You thought Wiffle ball championships were novel. Brace yourself because it's about to seem pretty tame.

This summer saw the crowning of the Blue Kamikazes from Albany, N.Y., as the 2019 National Wiffle League Association champions. But Wiffle ball isn’t the only nontraditional sport with an increasingly popular national tournament.

On Oct. 12, a husband-and-wife team was be crowned king and queen of the 2019 North American Wife Carrying Championship, which took place at the Sunday River Resort’s annual Fall Festival Weekend in Newry, Maine. The 278-yard obstacle course included hurdles, a watery mud pit and an unsteady sand hill. To see how it’s done, click here. The prize: The wife’s weight in beer and five times her weight in cash.

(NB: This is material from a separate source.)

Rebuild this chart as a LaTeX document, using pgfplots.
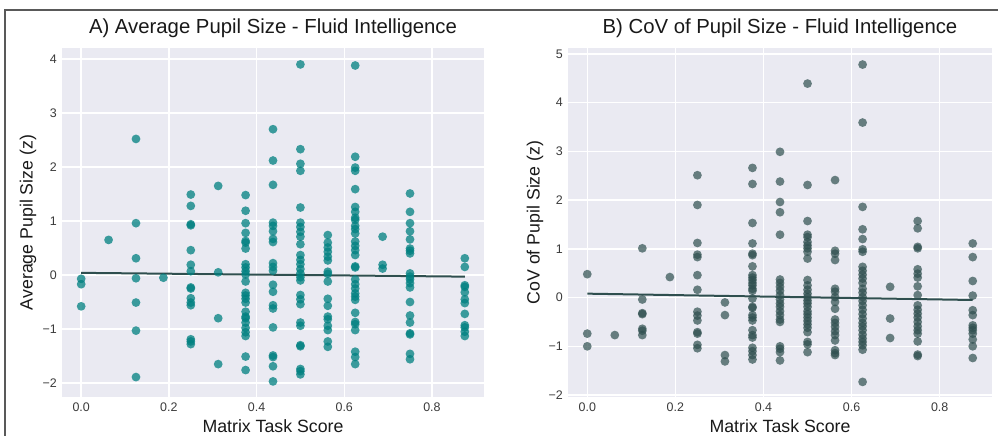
\documentclass[border=0pt]{standalone}
\usepackage{fontspec}
\setmainfont{Liberation Sans}
\usepackage{pgfplots}
\pgfplotsset{compat=1.18}
\usepackage{pgfplotstable}
\definecolor{bg}{HTML}{EAEAF2}
\definecolor{dsg}{HTML}{2F4F4F}
\definecolor{tealc}{HTML}{008080}
\definecolor{txt}{HTML}{3A3A3A}

\pgfplotstableread{
x y
0 -0.07
0 -0.17
0 -0.58
0.0625 0.65
0.125 2.52
0.125 0.96
0.125 0.31
0.125 -0.06
0.125 -0.51
0.125 -1.03
0.125 -1.89
0.1875 -0.05
0.25 1.49
0.25 1.28
0.25 0.94
0.25 0.92
0.25 0.46
0.25 0.19
0.25 0.07
0.25 -0.23
0.25 -0.25
0.25 -0.43
0.25 -0.51
0.25 -0.56
0.25 -1.19
0.25 -1.23
0.25 -1.28
0.3125 1.65
0.3125 0.05
0.3125 -0.80
0.3125 -1.65
0.375 1.48
0.375 1.19
0.375 0.96
0.375 0.78
0.375 0.63
0.375 0.60
0.375 0.49
0.375 0.20
0.375 0.14
0.375 0.07
0.375 0.01
0.375 -0.12
0.375 -0.33
0.375 -0.38
0.375 -0.44
0.375 -0.51
0.375 -0.68
0.375 -0.77
0.375 -0.80
0.375 -0.88
0.375 -0.98
0.375 -1.06
0.375 -1.13
0.375 -1.51
0.375 -1.76
0.4375 2.70
0.4375 2.12
0.4375 1.67
0.4375 0.97
0.4375 0.91
0.4375 0.81
0.4375 0.67
0.4375 0.61
0.4375 0.22
0.4375 0.15
0.4375 0.08
0.4375 -0.18
0.4375 -0.31
0.4375 -0.56
0.4375 -0.62
0.4375 -0.97
0.4375 -1.49
0.4375 -1.52
0.4375 -1.69
0.4375 -1.97
0.5 3.90
0.5 2.33
0.5 2.06
0.5 1.93
0.5 1.25
0.5 0.97
0.5 0.89
0.5 0.80
0.5 0.71
0.5 0.57
0.5 0.37
0.5 0.28
0.5 0.20
0.5 0.11
0.5 0.03
0.5 -0.04
0.5 -0.10
0.5 -0.37
0.5 -0.45
0.5 -0.54
0.5 -0.88
0.5 -0.94
0.5 -1.30
0.5 -1.32
0.5 -1.74
0.5 -1.78
0.5 -1.84
0.5625 0.74
0.5625 0.60
0.5625 0.51
0.5625 0.43
0.5625 0.34
0.5625 0.27
0.5625 0.06
0.5625 0.02
0.5625 -0.12
0.5625 -0.44
0.5625 -0.57
0.5625 -0.77
0.5625 -0.82
0.5625 -0.94
0.5625 -1.02
0.5625 -1.23
0.5625 -1.33
0.625 3.88
0.625 2.19
0.625 1.99
0.625 1.93
0.625 1.59
0.625 1.26
0.625 1.17
0.625 1.06
0.625 1.02
0.625 0.91
0.625 0.85
0.625 0.77
0.625 0.62
0.625 0.54
0.625 0.46
0.625 0.37
0.625 0.16
0.625 0.14
0.625 -0.08
0.625 -0.17
0.625 -0.25
0.625 -0.34
0.625 -0.40
0.625 -0.46
0.625 -0.70
0.625 -0.87
0.625 -0.91
0.625 -1.02
0.625 -1.42
0.625 -1.52
0.625 -1.65
0.6875 0.71
0.6875 0.19
0.6875 0.12
0.75 1.51
0.75 1.17
0.75 0.96
0.75 0.81
0.75 0.66
0.75 0.49
0.75 0.45
0.75 0.40
0.75 0.03
0.75 -0.03
0.75 -0.08
0.75 -0.15
0.75 -0.23
0.75 -0.50
0.75 -0.75
0.75 -0.88
0.75 -1.08
0.75 -1.10
0.75 -1.46
0.75 -1.56
0.875 0.31
0.875 0.15
0.875 -0.19
0.875 -0.22
0.875 -0.32
0.875 -0.45
0.875 -0.52
0.875 -0.72
0.875 -0.93
0.875 -0.97
0.875 -1.05
0.875 -1.13
}\dataA

\pgfplotstableread{
x y
0 0.48
0 -0.74
0 -1.00
0.0625 -0.77
0.125 1.01
0.125 -0.04
0.125 -0.32
0.125 -0.34
0.125 -0.64
0.125 -0.68
0.125 -0.77
0.1875 0.42
0.25 2.51
0.25 1.90
0.25 1.12
0.25 0.88
0.25 0.83
0.25 0.46
0.25 0.16
0.25 -0.29
0.25 -0.37
0.25 -0.47
0.25 -0.71
0.25 -0.74
0.25 -0.97
0.25 -1.04
0.3125 -0.10
0.3125 -0.36
0.3125 -1.18
0.3125 -1.31
0.375 2.66
0.375 2.33
0.375 1.53
0.375 1.11
0.375 0.90
0.375 0.87
0.375 0.64
0.375 0.46
0.375 0.41
0.375 0.36
0.375 0.30
0.375 0.25
0.375 0.18
0.375 0.14
0.375 -0.02
0.375 -0.19
0.375 -0.21
0.375 -0.36
0.375 -0.41
0.375 -0.47
0.375 -0.67
0.375 -0.77
0.375 -0.82
0.375 -1.03
0.375 -1.10
0.375 -1.18
0.375 -1.27
0.4375 2.99
0.4375 2.38
0.4375 1.96
0.4375 1.75
0.4375 1.29
0.4375 0.37
0.4375 0.30
0.4375 0.22
0.4375 0.14
0.4375 0.05
0.4375 -0.04
0.4375 -0.12
0.4375 -0.19
0.4375 -0.28
0.4375 -0.36
0.4375 -0.45
0.4375 -0.50
0.4375 -1.00
0.4375 -1.05
0.4375 -1.12
0.4375 -1.29
0.5 4.39
0.5 2.31
0.5 1.57
0.5 1.29
0.5 1.24
0.5 1.14
0.5 1.07
0.5 1.01
0.5 0.94
0.5 0.80
0.5 0.36
0.5 0.25
0.5 0.16
0.5 0.08
0.5 0.01
0.5 -0.06
0.5 -0.12
0.5 -0.19
0.5 -0.28
0.5 -0.34
0.5 -0.41
0.5 -0.48
0.5 -0.55
0.5 -0.62
0.5 -0.71
0.5 -0.91
0.5 -0.96
0.5 -1.12
0.5625 2.41
0.5625 0.96
0.5625 0.90
0.5625 0.77
0.5625 0.18
0.5625 0.12
0.5625 0.01
0.5625 -0.09
0.5625 -0.23
0.5625 -0.45
0.5625 -0.52
0.5625 -0.60
0.5625 -0.69
0.5625 -0.77
0.5625 -0.88
0.5625 -1.08
0.5625 -1.14
0.5625 -1.18
0.625 4.78
0.625 3.59
0.625 1.86
0.625 1.40
0.625 1.20
0.625 0.99
0.625 0.94
0.625 0.63
0.625 0.55
0.625 0.47
0.625 0.39
0.625 0.30
0.625 0.18
0.625 0.10
0.625 0.01
0.625 -0.07
0.625 -0.16
0.625 -0.25
0.625 -0.34
0.625 -0.43
0.625 -0.52
0.625 -0.59
0.625 -0.67
0.625 -0.76
0.625 -0.84
0.625 -0.91
0.625 -0.98
0.625 -1.07
0.625 -1.73
0.6875 0.22
0.6875 -0.43
0.6875 -0.83
0.75 1.57
0.75 1.42
0.75 1.04
0.75 1.01
0.75 0.58
0.75 0.49
0.75 0.41
0.75 0.23
0.75 0.05
0.75 -0.16
0.75 -0.25
0.75 -0.33
0.75 -0.41
0.75 -0.50
0.75 -0.59
0.75 -0.67
0.75 -0.74
0.75 -0.90
0.75 -1.17
0.75 -1.20
0.875 1.11
0.875 0.83
0.875 0.34
0.875 0.04
0.875 -0.26
0.875 -0.36
0.875 -0.57
0.875 -0.62
0.875 -0.67
0.875 -0.74
0.875 -0.86
0.875 -1.00
0.875 -1.24
}\dataB

\pgfplotsset{mystyle/.style={
  scale only axis,
  height=349bp,
  axis background/.style={fill=bg},
  axis line style={draw=none},
  major tick style={draw=none},
  grid=major,
  grid style={white, line width=1.4bp},
  xmin=-0.04375, xmax=0.91875,
  xtick={0,0.2,0.4,0.6,0.8},
  xticklabels={0.0,0.2,0.4,0.6,0.8},
  /pgf/number format/assume math mode=true,
  ticklabel style={font=\fontsize{12.5}{14}\selectfont, text=txt},
  xticklabel style={anchor=north, inner sep=0pt, yshift=-5.5bp},
  yticklabel style={anchor=east, inner sep=0pt, xshift=-5bp},
  title style={font=\fontsize{20.4}{24}\selectfont, text=black!90, anchor=center, at={(axis description cs:0.5,1.0401)}},
  xlabel style={font=\fontsize{17.8}{20}\selectfont, text=black!90, anchor=center, at={(axis description cs:0.5,-0.083)}},
  ylabel style={font=\fontsize{17.8}{20}\selectfont, text=black!90, anchor=center},
  clip=false,
}}

\begin{document}
\begin{tikzpicture}
\path[use as bounding box] (0,0) rectangle (998bp,436bp);
\draw[line width=1.5bp, color=black!65] (5bp,0) -- (5bp,426bp) -- (998bp,426bp);

\begin{axis}[mystyle,
  at={(62bp,39bp)}, anchor=south west,
  width=422bp,
  ymin=-2.259, ymax=4.204,
  ytick={-2,-1,0,1,2,3,4},
  yticklabels={−2,−1,0,1,2,3,4},
  title={A) Average Pupil Size - Fluid Intelligence},
  xlabel={Matrix Task Score},
  ylabel={Average Pupil Size (z)},
  ylabel style={at={(axis description cs:-0.0806,0.5)}},
]
\addplot[tealc, only marks, mark=*, mark size=4.4bp, mark options={line width=0pt, draw opacity=0, fill=tealc, fill opacity=0.75}] table {\dataA};
\addplot[dsg, line width=2bp, no marks] coordinates {(0,0.04) (0.875,-0.03)};
\end{axis}

\begin{axis}[mystyle,
  at={(568bp,39bp)}, anchor=south west,
  width=424bp,
  ymin=-2.04, ymax=5.12,
  ytick={-2,-1,0,1,2,3,4,5},
  yticklabels={−2,−1,0,1,2,3,4,5},
  title={B) CoV of Pupil Size - Fluid Intelligence},
  xlabel={Matrix Task Score},
  ylabel={CoV of Pupil Size (z)},
  ylabel style={at={(axis description cs:-0.0778,0.5)}},
]
\addplot[dsg, only marks, mark=*, mark size=4.4bp, mark options={line width=0pt, draw opacity=0, fill=dsg, fill opacity=0.7}] table {\dataB};
\addplot[dsg, line width=2bp, no marks] coordinates {(0,0.08) (0.875,-0.05)};
\end{axis}
\end{tikzpicture}
\end{document}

According to wife-carrying.org, the sport originated in Finland and is based on the 19th century legend of Herkko Rosvo-Ronkainen, or “Ronkainen the Robber.”

“There are three stories as to how the sport was created,” the website explains. “First, Ronkainen and his thieves were accused of stealing food and women from villages in the area he lived in; then [they] carried these women on their backs as they ran away. Second, it has been said the men would go to villages near their own to steal other men’s wives, and then have the woman become their own wife. Third is the story that Ronkainen trained his thieves by carrying big, heavy sacks on their backs, which could have eventually evolved [in]to a sport.”

The first modern-day wife carrying event was held in Finland in 1992, and Sonkajärvi, Finland, now hosts the annual World Championship. The North American Wife Carrying Championship debuted in 1999.

For complete rules, click here; for more information about the event, click here.

One week earlier, Virginia City, Nev., was the site of the 30th Annual World Championship Outhouse Races. The free event dates back to when outdoor plumbing was outlawed in Virginia City, and angry residents took to the streets with their outhouses in protest, according to the Virginia City Tourism Commission.

“This hilarious event pits teams of costumed outhouse racers against each other in an all-out potty race pushing their home-made outhouses down C Street toward the toilet paper finish line to claim the latrine title,” the commission’s website explains, adding that “the Parade of Outhouses” precedes the races.